▽
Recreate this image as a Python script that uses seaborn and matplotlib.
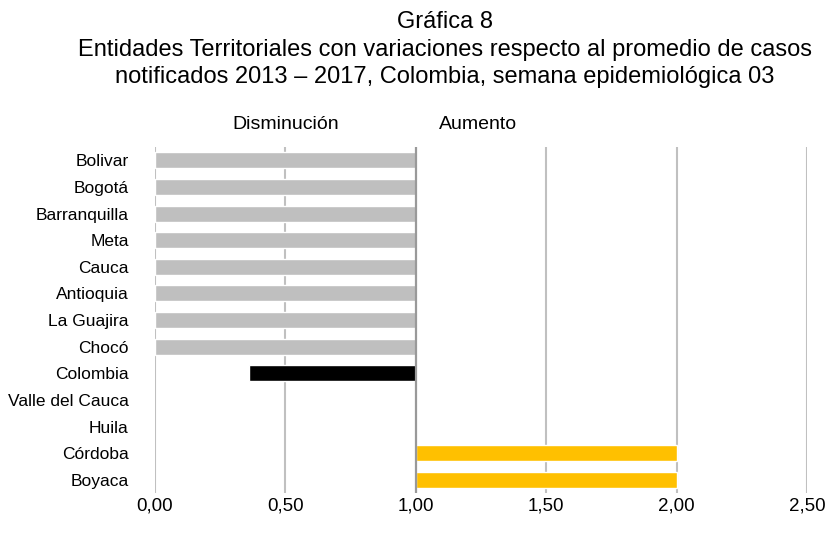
import numpy as np
import pandas as pd
import matplotlib
matplotlib.use("Agg")
import matplotlib.pyplot as plt
import seaborn as sns
from matplotlib.ticker import FuncFormatter

# data (ratio vs 2013-2017 average, baseline 1.0)
entidades = ["Bolivar", "Bogotá", "Barranquilla", "Meta", "Cauca", "Antioquia",
             "La Guajira", "Chocó", "Colombia", "Valle del Cauca", "Huila",
             "Córdoba", "Boyaca"]
razon = [0.0, 0.0, 0.0, 0.0, 0.0, 0.0, 0.0, 0.0, 0.36, 1.0, 1.0, 2.0, 2.0]
grupo = ["dis"] * 8 + ["col"] + ["igual"] * 2 + ["aum"] * 2
colores = {"dis": "#BFBFBF", "col": "#000000", "igual": "#BFBFBF", "aum": "#FFC000"}
base = 1.0
xticks = [0.0, 0.5, 1.0, 1.5, 2.0, 2.5]

df = pd.DataFrame({"entidad": entidades, "razon": razon, "grupo": grupo})
df["delta"] = df["razon"] - base

sns.set_style("white")
plt.rcParams["font.family"] = ["Liberation Sans", "DejaVu Sans"]
plt.rcParams["text.color"] = "black"

fig = plt.figure(figsize=(8.29, 5.33), dpi=100)
ax = fig.add_axes([0.187, 0.075, 0.7865, 0.649])

sns.barplot(data=df, y="entidad", x="delta", hue="grupo", palette=colores,
            order=entidades, dodge=False, width=0.6, legend=False,
            saturation=1, ax=ax, zorder=3)

ax.set_xlim(xticks[0] - base, xticks[-1] - base)
ax.set_xticks([t - base for t in xticks])
ax.xaxis.set_major_formatter(FuncFormatter(lambda v, p: f"{v + base:.2f}".replace(".", ",")))
for t in xticks:
    if t == base:
        ax.axvline(t - base, color="#999999", lw=1.6, zorder=4)
    else:
        ax.axvline(t - base, color="#C0C0C0", lw=1.5, zorder=1)

for s in ax.spines.values():
    s.set_visible(False)
ax.set_xlabel("")
ax.set_ylabel("")
ax.tick_params(axis="y", length=0, labelsize=12.5, colors="black", pad=19)
ax.tick_params(axis="x", length=0, labelsize=13.5, colors="black", pad=3)

ax.text(0.5 - base, 1.065, "Disminución", transform=ax.get_xaxis_transform(),
        ha="center", va="center", fontsize=14, color="black")
ax.text(1.24 - base, 1.065, "Aumento", transform=ax.get_xaxis_transform(),
        ha="center", va="center", fontsize=14, color="black")

fig.text(0.537, 0.907,
         "Gráfica 8\nEntidades Territoriales con variaciones respecto al promedio de casos\n"
         "notificados 2013 – 2017, Colombia, semana epidemiológica 03",
         ha="center", va="center", fontsize=17, linespacing=1.33, color="black")

fig.savefig("out.png", dpi=100)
△
What you will do. Transcribe exactly, with no pictures, the lines running from the first line of the material through the line holding "from matplotlib.ticker import FuncFormatter".

Written solution.
Recreate this image as a Python script that uses seaborn and matplotlib.
import numpy as np
import pandas as pd
import matplotlib
matplotlib.use("Agg")
import matplotlib.pyplot as plt
import seaborn as sns
from matplotlib.ticker import FuncFormatter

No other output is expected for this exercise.